**Goal of the exercise**
Identify each line holding the string "this" and copy it.

**Material**
______________________________
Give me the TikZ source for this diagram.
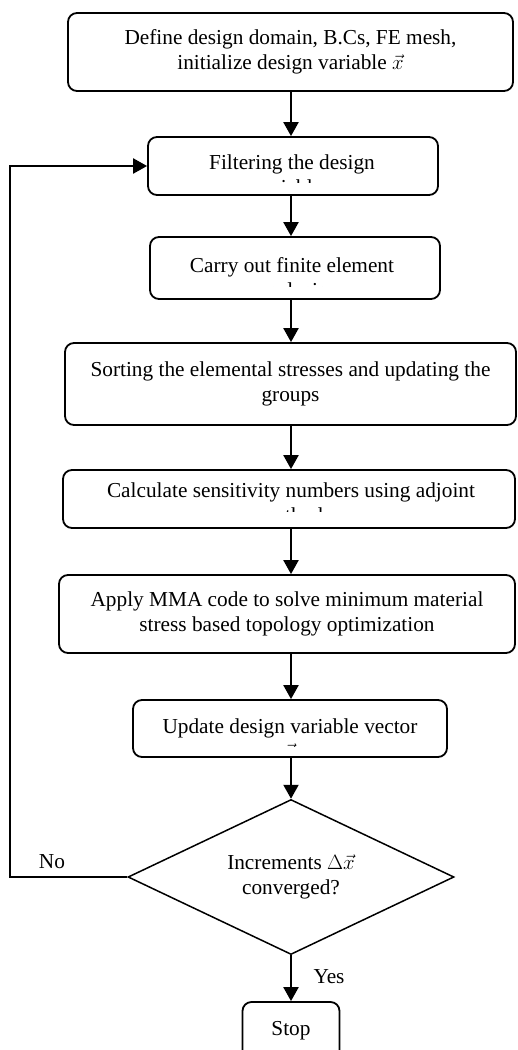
\documentclass[tikz,border=0pt]{standalone}
\usepackage{fontspec}
\setmainfont{Liberation Serif}
\usetikzlibrary{arrows.meta,shapes.geometric}
\begin{document}
\begin{tikzpicture}[x=1pt,y=-1pt,
  box/.style={draw,line width=1.8pt,rounded corners=9pt,inner sep=0pt,align=center,
    font=\fontsize{21.3}{25}\selectfont},
  txt/.style={font=\fontsize{21.3}{25}\selectfont,align=center,inner sep=0pt},
  arr/.style={line width=2.2pt,-{Triangle[length=14pt,width=15pt]}},
  lbl/.style={font=\fontsize{21.3}{25}\selectfont,inner sep=0pt}]
\clip (0,0) rectangle (517,1050);
\coordinate (col) at (291,0);
% boxes
\node[box,minimum width=445pt,minimum height=78pt] (b1) at (290.5,52)
  {Define design domain, B.Cs, FE mesh,\\ initialize design variable $\vec{x}$};
\node[box,minimum width=290pt,minimum height=58pt] (b2) at (293,166) {};
\begin{scope}
  \clip (148,137) rectangle (438,182.5);
  \node[txt] (t2) at (292,174.5) {Filtering the design\\ variables};
\end{scope}
\node[box,minimum width=290pt,minimum height=62pt] (b3) at (295,268) {};
\begin{scope}
  \clip (150,237) rectangle (440,286.5);
  \node[txt] (t3) at (292,279.5) {Carry out finite element\\ analysis};
\end{scope}
\node[box,minimum width=451pt,minimum height=82pt] (b4) at (290.5,384)
  {Sorting the elemental stresses and updating the\\ groups};
\node[box,minimum width=452pt,minimum height=58pt] (b5) at (289,499) {};
\begin{scope}
  \clip (63,470) rectangle (515,511.5);
  \node[txt] (t5) at (291,502.5) {Calculate sensitivity numbers using adjoint\\ method};
\end{scope}
\node[box,minimum width=456pt,minimum height=78pt] (b6) at (287,614)
  {Apply MMA code to solve minimum material\\ stress based topology optimization};
\node[box,minimum width=314pt,minimum height=57pt] (b7) at (290,728.5) {};
\begin{scope}
  \clip (133,700) rectangle (447,746);
  \node[txt] (t7) at (290,738.5) {Update design variable vector\\ $\vec{x}$};
\end{scope}
\node[draw,line width=1.5pt,diamond,shape aspect=2.1,minimum width=326pt,minimum height=155pt,
  inner sep=0pt,align=center,font=\fontsize{21.3}{25}\selectfont] (d) at (291,877)
  {Increments $\Delta\vec{x}$\\ converged?};
\node[box,minimum width=97pt,minimum height=58pt] (stop) at (291,1031) {Stop};
% connectors
\draw[arr] (b1.south -| col) -- (b2.north -| col);
\draw[arr] (b2.south -| col) -- (b3.north -| col);
\draw[arr] (b3.south -| col) -- (b4.north -| col);
\draw[arr] (b4.south -| col) -- (b5.north -| col);
\draw[arr] (b5.south -| col) -- (b6.north -| col);
\draw[arr] (b6.south -| col) -- (b7.north -| col);
\draw[arr] (b7.south -| col) -- (d.north);
\draw[arr] (d.south) -- (stop.north);
\coordinate (fb) at (10,877);
\draw[arr] (d.west) -- (fb) |- (b2.west);
\node[lbl] (no) at (52,862) {No};
\node[lbl] (yes) at (329,977) {Yes};
\end{tikzpicture}
\end{document}
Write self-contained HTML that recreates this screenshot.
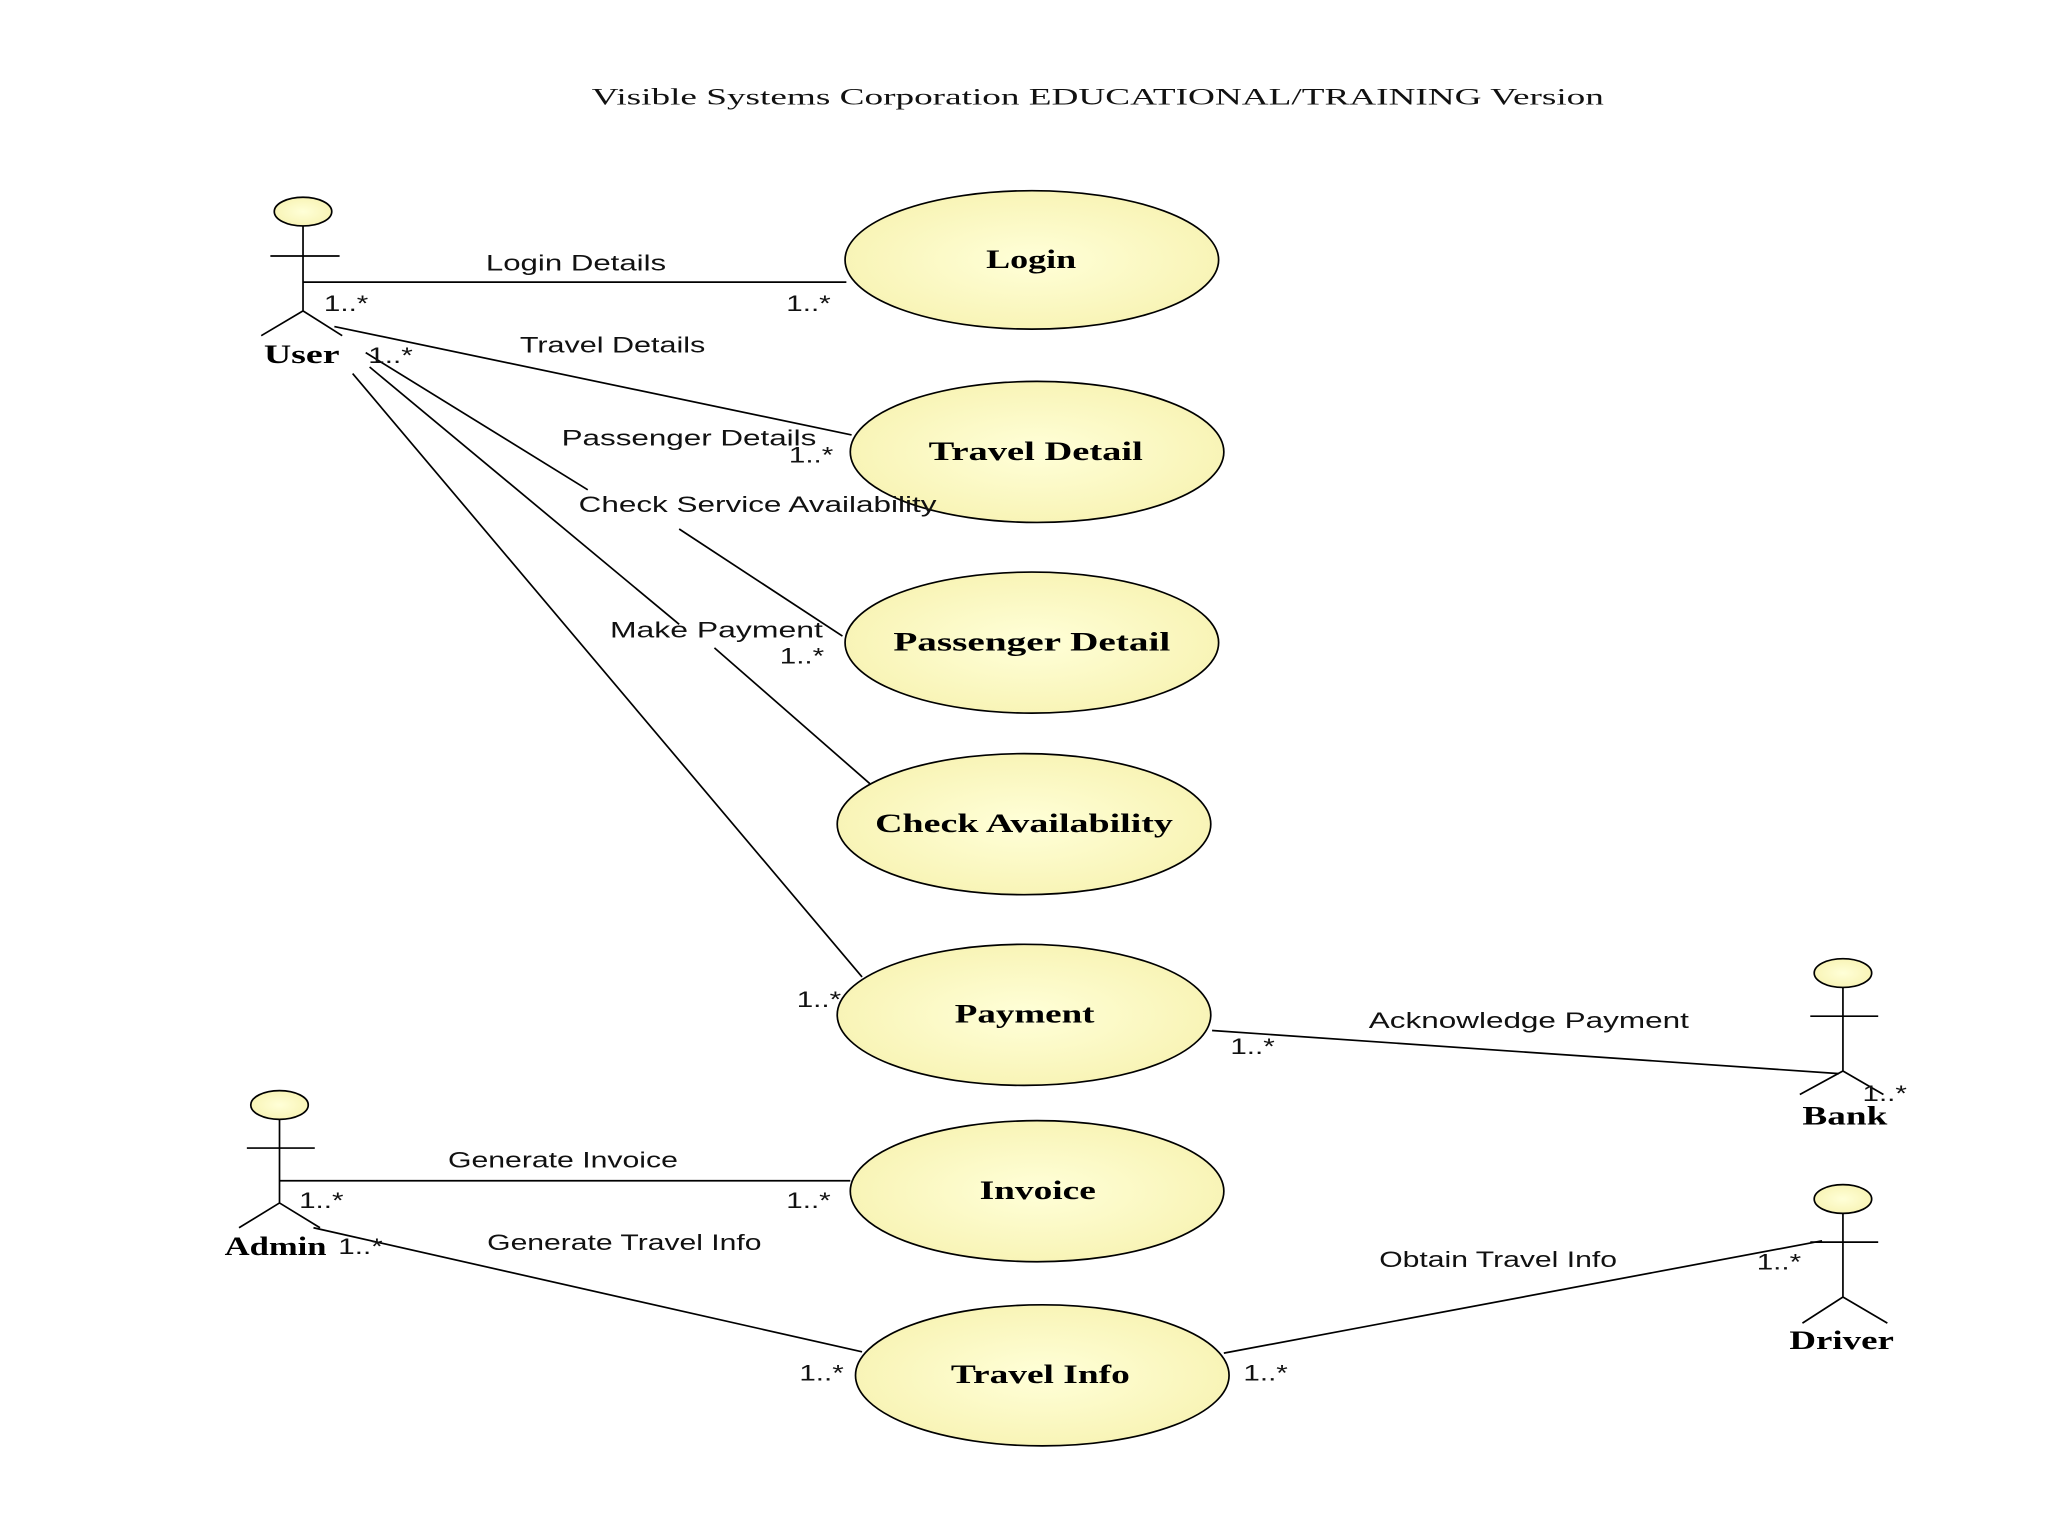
<!DOCTYPE html>
<html><head><meta charset="utf-8"><style>
html,body{margin:0;padding:0;background:#fff;}
svg{display:block;}
.l{font-family:"Liberation Sans",sans-serif;font-size:17px;fill:#111}
.n{font-family:"Liberation Serif",serif;font-size:20px;font-weight:bold;fill:#000}
</style></head><body>
<svg width="2048" height="1536" viewBox="0 0 1568 1176" xmlns="http://www.w3.org/2000/svg">
<defs>
<radialGradient id="g" cx="50%" cy="50%" r="60%"><stop offset="0" stop-color="#ffffd8"/><stop offset="1" stop-color="#f7f2b0"/></radialGradient>
</defs>
<rect width="1568" height="1176" fill="#fff"/>
<text x="453" y="80" textLength="775" lengthAdjust="spacingAndGlyphs" font-family="Liberation Serif,serif" font-size="18" fill="#111">Visible Systems Corporation EDUCATIONAL/TRAINING Version</text>
<g stroke="#000" stroke-width="1.3" fill="none">
<line x1="232" y1="216" x2="648" y2="216"/>
<line x1="256" y1="250" x2="652" y2="333"/>
<line x1="280" y1="270" x2="450" y2="375"/>
<line x1="520" y1="405" x2="645" y2="487"/>
<line x1="283" y1="281" x2="520" y2="478"/>
<line x1="547" y1="496" x2="666" y2="600"/>
<line x1="270" y1="286" x2="660" y2="748"/>
<line x1="928" y1="789" x2="1408" y2="822"/>
<line x1="214" y1="904" x2="651" y2="904"/>
<line x1="240" y1="940" x2="660" y2="1035"/>
<line x1="937" y1="1036" x2="1395" y2="950"/>
</g>
<g fill="url(#g)" stroke="#000" stroke-width="1.3">
<ellipse cx="790" cy="199" rx="143" ry="53"/>
<ellipse cx="794" cy="346" rx="143" ry="54"/>
<ellipse cx="790" cy="492" rx="143" ry="54"/>
<ellipse cx="784" cy="631" rx="143" ry="54"/>
<ellipse cx="784" cy="777" rx="143" ry="54"/>
<ellipse cx="794" cy="912" rx="143" ry="54"/>
<ellipse cx="798" cy="1053" rx="143" ry="54"/>
<ellipse cx="232" cy="162" rx="22" ry="11"/>
<ellipse cx="1411" cy="745" rx="22" ry="11"/>
<ellipse cx="1411" cy="918" rx="22" ry="11"/>
<ellipse cx="214" cy="846" rx="22" ry="11"/>
</g>
<g stroke="#000" stroke-width="1.3" fill="none">
<path d="M232 173V238M207 196H260M200 257L232 238L262 257"/>
<path d="M1411 756V820M1386 778H1438M1378 838L1411 820L1442 838"/>
<path d="M1411 929V993M1386 951H1438M1380 1013L1411 993L1445 1013"/>
<path d="M214 857V921M189 879H241M183 940L214 921L245 940"/>
</g>
<g class="n">
<text x="202" y="278" textLength="58" lengthAdjust="spacingAndGlyphs">User</text>
<text x="1380" y="861" textLength="65" lengthAdjust="spacingAndGlyphs">Bank</text>
<text x="1370" y="1033" textLength="80" lengthAdjust="spacingAndGlyphs">Driver</text>
<text x="172" y="961" textLength="78" lengthAdjust="spacingAndGlyphs">Admin</text>
<text x="755" y="205" textLength="69" lengthAdjust="spacingAndGlyphs">Login</text>
<text x="711" y="352" textLength="164" lengthAdjust="spacingAndGlyphs">Travel Detail</text>
<text x="684" y="498" textLength="212" lengthAdjust="spacingAndGlyphs">Passenger Detail</text>
<text x="670" y="637" textLength="228" lengthAdjust="spacingAndGlyphs">Check Availability</text>
<text x="731" y="783" textLength="107" lengthAdjust="spacingAndGlyphs">Payment</text>
<text x="750" y="918" textLength="89" lengthAdjust="spacingAndGlyphs">Invoice</text>
<text x="728" y="1059" textLength="137" lengthAdjust="spacingAndGlyphs">Travel Info</text>
</g>
<g class="l">
<text x="372" y="207" textLength="138" lengthAdjust="spacingAndGlyphs">Login Details</text>
<text x="398" y="270" textLength="142" lengthAdjust="spacingAndGlyphs">Travel Details</text>
<text x="430" y="341" textLength="195" lengthAdjust="spacingAndGlyphs">Passenger Details</text>
<text x="443" y="392" textLength="274" lengthAdjust="spacingAndGlyphs">Check Service Availability</text>
<text x="467" y="488" textLength="163" lengthAdjust="spacingAndGlyphs">Make Payment</text>
<text x="1048" y="787" textLength="245" lengthAdjust="spacingAndGlyphs">Acknowledge Payment</text>
<text x="343" y="894" textLength="176" lengthAdjust="spacingAndGlyphs">Generate Invoice</text>
<text x="373" y="957" textLength="210" lengthAdjust="spacingAndGlyphs">Generate Travel Info</text>
<text x="1056" y="970" textLength="182" lengthAdjust="spacingAndGlyphs">Obtain Travel Info</text>
<text x="248" y="238" textLength="34" lengthAdjust="spacingAndGlyphs">1..*</text>
<text x="602" y="238" textLength="34" lengthAdjust="spacingAndGlyphs">1..*</text>
<text x="282" y="278" textLength="34" lengthAdjust="spacingAndGlyphs">1..*</text>
<text x="604" y="354" textLength="34" lengthAdjust="spacingAndGlyphs">1..*</text>
<text x="597" y="508" textLength="34" lengthAdjust="spacingAndGlyphs">1..*</text>
<text x="610" y="771" textLength="34" lengthAdjust="spacingAndGlyphs">1..*</text>
<text x="942" y="807" textLength="34" lengthAdjust="spacingAndGlyphs">1..*</text>
<text x="1426" y="843" textLength="34" lengthAdjust="spacingAndGlyphs">1..*</text>
<text x="229" y="925" textLength="34" lengthAdjust="spacingAndGlyphs">1..*</text>
<text x="602" y="925" textLength="34" lengthAdjust="spacingAndGlyphs">1..*</text>
<text x="259" y="960" textLength="34" lengthAdjust="spacingAndGlyphs">1..*</text>
<text x="612" y="1057" textLength="34" lengthAdjust="spacingAndGlyphs">1..*</text>
<text x="952" y="1057" textLength="34" lengthAdjust="spacingAndGlyphs">1..*</text>
<text x="1345" y="972" textLength="34" lengthAdjust="spacingAndGlyphs">1..*</text>
</g>
</svg>
</body></html>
______________________________
**Final result**
Give me the TikZ source for this diagram.
Write self-contained HTML that recreates this screenshot.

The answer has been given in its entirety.